* begin *

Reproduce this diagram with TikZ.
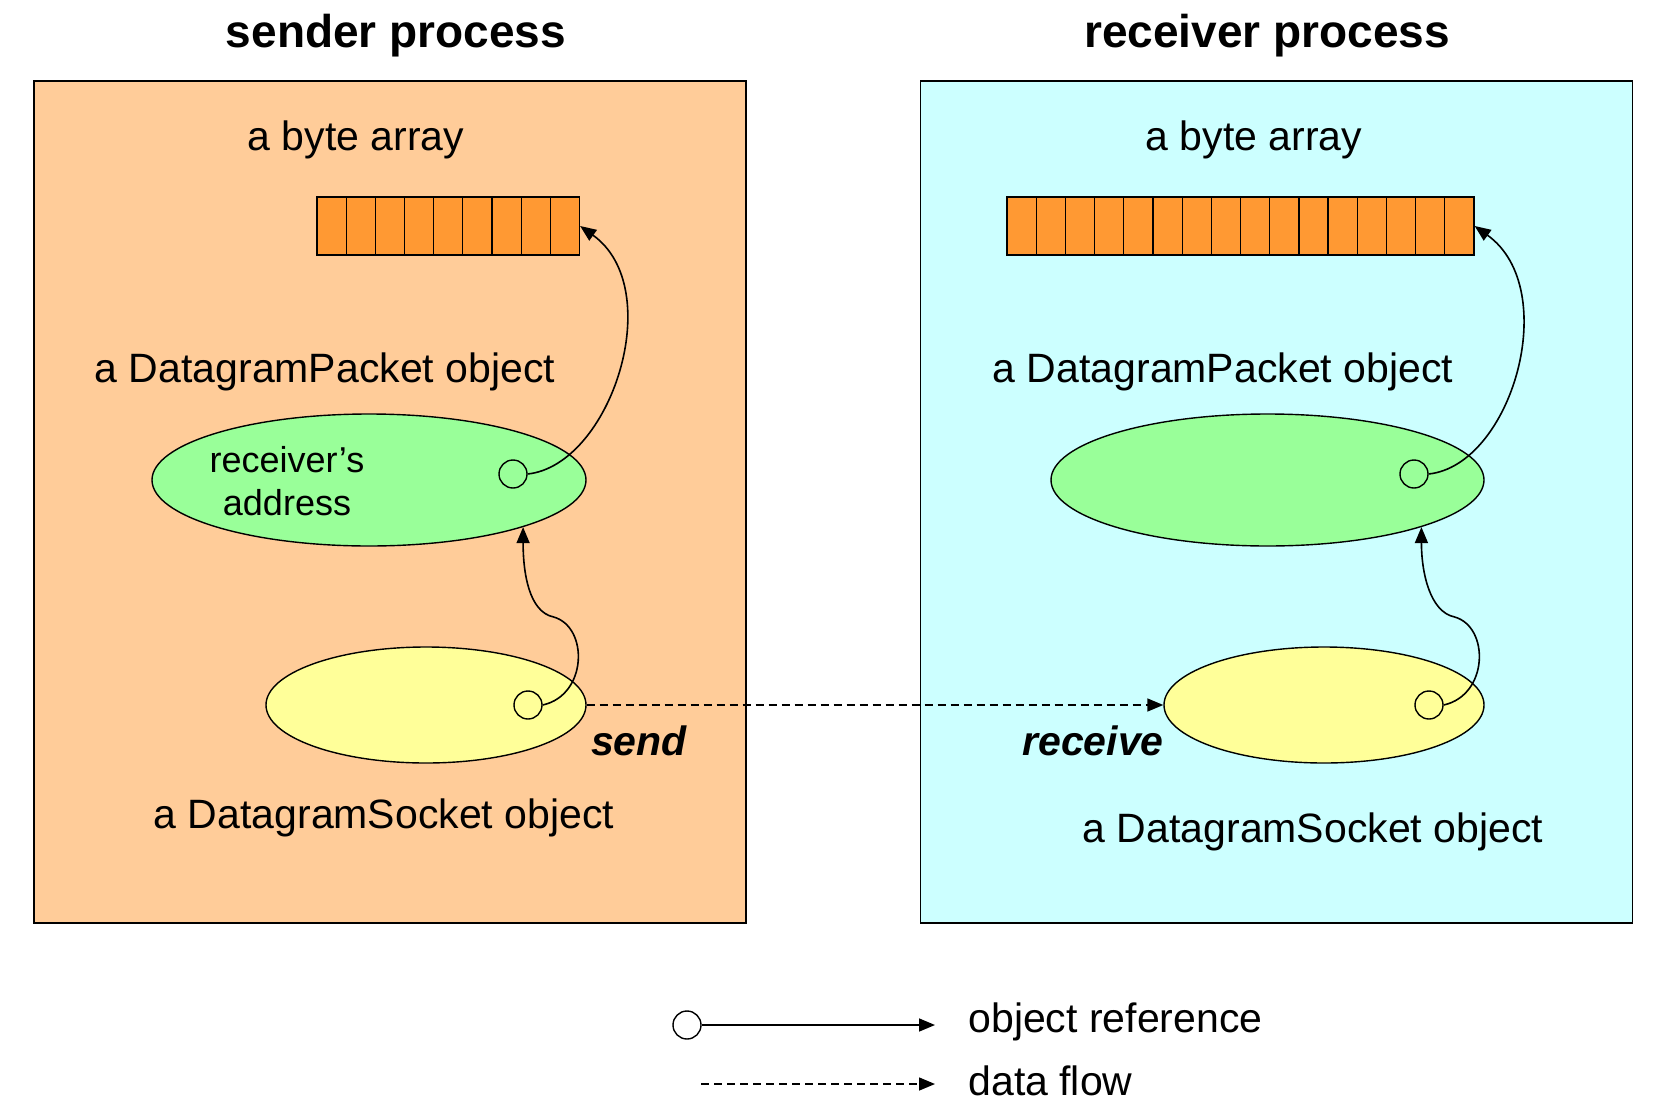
\documentclass[tikz,border=0pt]{standalone}
\usepackage{fontspec}
\setmainfont{Liberation Sans}
\usetikzlibrary{positioning,calc,shapes,arrows.meta}
\definecolor{senderbg}{HTML}{FFCC99}
\definecolor{receiverbg}{HTML}{CCFFFF}
\definecolor{bytefill}{HTML}{FF9933}
\definecolor{packetfill}{HTML}{99FF99}
\definecolor{socketfill}{HTML}{FFFF99}
\tikzset{
    udpdiag/.style={
        x=0.5pt, y=-0.5pt,
        % Stile per i processi (rettangolo)
        process/.style={draw, rectangle, line width=0.8pt,
                        minimum width=356pt, minimum height=421pt,
                        inner sep=0pt},
        % Stile per i testi
        title/.style={font=\fontsize{23}{27}\selectfont\bfseries, inner sep=0pt},
        txt/.style={font=\fontsize{20.5}{24}\selectfont, inner sep=0pt},
        % Stile per le celle dell'array (rettangolo)
        cell/.style={draw, rectangle, fill=bytefill, line width=0.6pt,
                     minimum width=14.6pt, minimum height=29pt,
                     inner sep=0pt},
        % Stile per gli oggetti (ellisse)
        packet/.style={draw, ellipse, fill=packetfill, line width=0.7pt,
                       minimum width=217pt, minimum height=66pt,
                       inner sep=0pt},
        socket/.style={draw, ellipse, fill=socketfill, line width=0.7pt,
                       minimum width=160pt, minimum height=58pt,
                       inner sep=0pt},
        % Stile per i riferimenti (cerchio)
        handle/.style={draw, circle, line width=0.7pt,
                       minimum size=14pt, inner sep=0pt},
        ref/.style={-{Triangle[length=8pt,width=6.5pt]}, line width=0.8pt},
        flow/.style={ref, dash pattern=on 4pt off 2.5pt}
    }
}
\begin{document}
\begin{tikzpicture}[udpdiag]
\path[fill=white, use as bounding box] (0,0) rectangle (1666,1114);
% processi
\node[process, fill=senderbg] (sproc) at (390,502) {};
\node[process, fill=receiverbg] (rproc) at (1276.5,502) {};
\node[title] (stitle) at (396,35.5) {sender process};
\node[title] (rtitle) at (1267,35.5) {receiver process};
% array di byte
\node[txt] (sbytes) at (356,139.5) {a byte array};
\node[txt] (rbytes) at (1254,139.5) {a byte array};
\foreach \i in {1,...,9}
    \node[cell] (sa\i) at ({317+29.17*(\i-0.5)},226) {};
\foreach \i in {1,...,16}
    \node[cell] (ra\i) at ({1007+29.19*(\i-0.5)},226) {};
% pacchetti
\node[txt] (spackt) at (325,371.5) {a DatagramPacket object};
\node[txt] (rpackt) at (1223,371.5) {a DatagramPacket object};
\node[packet] (sgp) at (369,480) {};
\node[packet, minimum width=216.5pt] (rgp) at (1267.5,480) {};
\node[txt, font=\fontsize{18}{21.25}\selectfont, align=center] (saddr) at (287,481) {receiver’s\\address};
\node[handle] (sgc) at (513,474) {};
\node[handle] (rgc) at (1414,474) {};
% socket
\node[socket] (syp) at (426,705) {};
\node[socket] (ryp) at (1324,705) {};
\node[handle] (syc) at (528,705) {};
\node[handle] (ryc) at (1429,705) {};
\node[txt] (ssockt) at (384,817.5) {a DatagramSocket object};
\node[txt] (rsockt) at (1313,831.5) {a DatagramSocket object};
\node[txt, font=\fontsize{20.5}{24}\selectfont\bfseries\itshape] (send) at (639,741) {send};
\node[txt, font=\fontsize{20.5}{24}\selectfont\bfseries\itshape] (recv) at (1093,741) {receive};
% riferimenti
\coordinate (sbend) at ([shift={(11,-88)}]syc.east);
\coordinate (rbend) at ([shift={(11,-88)}]ryc.east);
\draw[ref] (sgc.east) .. controls +(83,-9) and +(88,63) .. (sa9.east);
\draw[ref] (syc.east) .. controls +(45,-10) and +(35,10) .. (sbend)
    .. controls +(-25,-5) and +(0,45) .. (sgp.-17);
\draw[ref] (rgc.east) .. controls +(83,-9) and +(88,63) .. (ra16.east);
\draw[ref] (ryc.east) .. controls +(45,-10) and +(35,10) .. (rbend)
    .. controls +(-25,-5) and +(0,45) .. (rgp.-17);
% flusso dati
\draw[flow] (syp.east) -- (ryp.west);
% legenda
\node[handle] (lref) at (687,1025) {};
\coordinate (lrefend) at (935,1025);
\node[txt, anchor=west] (lreft) at (968,1021.5) {object reference};
\coordinate (lflow) at (701,1084);
\coordinate (lflowend) at (935,1084);
\node[txt, anchor=west] (lflowt) at (968,1080.5) {data flow};
\draw[ref] (lref.east) -- (lrefend);
\draw[flow] (lflow) -- (lflowend);
\end{tikzpicture}
\end{document}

* end *

**Requirements:** Extract every line of the data exactly; pictures stay out.

**Answer to this problem:**
Reproduce this diagram with TikZ.
\documentclass[tikz,border=0pt]{standalone}
\usepackage{fontspec}
\setmainfont{Liberation Sans}
\usetikzlibrary{positioning,calc,shapes,arrows.meta}
\definecolor{senderbg}{HTML}{FFCC99}
\definecolor{receiverbg}{HTML}{CCFFFF}
\definecolor{bytefill}{HTML}{FF9933}
\definecolor{packetfill}{HTML}{99FF99}
\definecolor{socketfill}{HTML}{FFFF99}
\tikzset{
    udpdiag/.style={
        x=0.5pt, y=-0.5pt,
        % Stile per i processi (rettangolo)
        process/.style={draw, rectangle, line width=0.8pt,
                        minimum width=356pt, minimum height=421pt,
                        inner sep=0pt},
        % Stile per i testi
        title/.style={font=\fontsize{23}{27}\selectfont\bfseries, inner sep=0pt},
        txt/.style={font=\fontsize{20.5}{24}\selectfont, inner sep=0pt},
        % Stile per le celle dell'array (rettangolo)
        cell/.style={draw, rectangle, fill=bytefill, line width=0.6pt,
                     minimum width=14.6pt, minimum height=29pt,
                     inner sep=0pt},
        % Stile per gli oggetti (ellisse)
        packet/.style={draw, ellipse, fill=packetfill, line width=0.7pt,
                       minimum width=217pt, minimum height=66pt,
                       inner sep=0pt},
        socket/.style={draw, ellipse, fill=socketfill, line width=0.7pt,
                       minimum width=160pt, minimum height=58pt,
                       inner sep=0pt},
        % Stile per i riferimenti (cerchio)
        handle/.style={draw, circle, line width=0.7pt,
                       minimum size=14pt, inner sep=0pt},
        ref/.style={-{Triangle[length=8pt,width=6.5pt]}, line width=0.8pt},
        flow/.style={ref, dash pattern=on 4pt off 2.5pt}
    }
}
\begin{document}
\begin{tikzpicture}[udpdiag]
\path[fill=white, use as bounding box] (0,0) rectangle (1666,1114);
% processi
\node[process, fill=senderbg] (sproc) at (390,502) {};
\node[process, fill=receiverbg] (rproc) at (1276.5,502) {};
\node[title] (stitle) at (396,35.5) {sender process};
\node[title] (rtitle) at (1267,35.5) {receiver process};
% array di byte
\node[txt] (sbytes) at (356,139.5) {a byte array};
\node[txt] (rbytes) at (1254,139.5) {a byte array};
\foreach \i in {1,...,9}
    \node[cell] (sa\i) at ({317+29.17*(\i-0.5)},226) {};
\foreach \i in {1,...,16}
    \node[cell] (ra\i) at ({1007+29.19*(\i-0.5)},226) {};
% pacchetti
\node[txt] (spackt) at (325,371.5) {a DatagramPacket object};
\node[txt] (rpackt) at (1223,371.5) {a DatagramPacket object};
\node[packet] (sgp) at (369,480) {};
\node[packet, minimum width=216.5pt] (rgp) at (1267.5,480) {};
\node[txt, font=\fontsize{18}{21.25}\selectfont, align=center] (saddr) at (287,481) {receiver’s\\address};
\node[handle] (sgc) at (513,474) {};
\node[handle] (rgc) at (1414,474) {};
% socket
\node[socket] (syp) at (426,705) {};
\node[socket] (ryp) at (1324,705) {};
\node[handle] (syc) at (528,705) {};
\node[handle] (ryc) at (1429,705) {};
\node[txt] (ssockt) at (384,817.5) {a DatagramSocket object};
\node[txt] (rsockt) at (1313,831.5) {a DatagramSocket object};
\node[txt, font=\fontsize{20.5}{24}\selectfont\bfseries\itshape] (send) at (639,741) {send};
\node[txt, font=\fontsize{20.5}{24}\selectfont\bfseries\itshape] (recv) at (1093,741) {receive};
% riferimenti
\coordinate (sbend) at ([shift={(11,-88)}]syc.east);
\coordinate (rbend) at ([shift={(11,-88)}]ryc.east);
\draw[ref] (sgc.east) .. controls +(83,-9) and +(88,63) .. (sa9.east);
\draw[ref] (syc.east) .. controls +(45,-10) and +(35,10) .. (sbend)
    .. controls +(-25,-5) and +(0,45) .. (sgp.-17);
\draw[ref] (rgc.east) .. controls +(83,-9) and +(88,63) .. (ra16.east);
\draw[ref] (ryc.east) .. controls +(45,-10) and +(35,10) .. (rbend)
    .. controls +(-25,-5) and +(0,45) .. (rgp.-17);
% flusso dati
\draw[flow] (syp.east) -- (ryp.west);
% legenda
\node[handle] (lref) at (687,1025) {};
\coordinate (lrefend) at (935,1025);
\node[txt, anchor=west] (lreft) at (968,1021.5) {object reference};
\coordinate (lflow) at (701,1084);
\coordinate (lflowend) at (935,1084);
\node[txt, anchor=west] (lflowt) at (968,1080.5) {data flow};
\draw[ref] (lref.east) -- (lrefend);
\draw[flow] (lflow) -- (lflowend);
\end{tikzpicture}
\end{document}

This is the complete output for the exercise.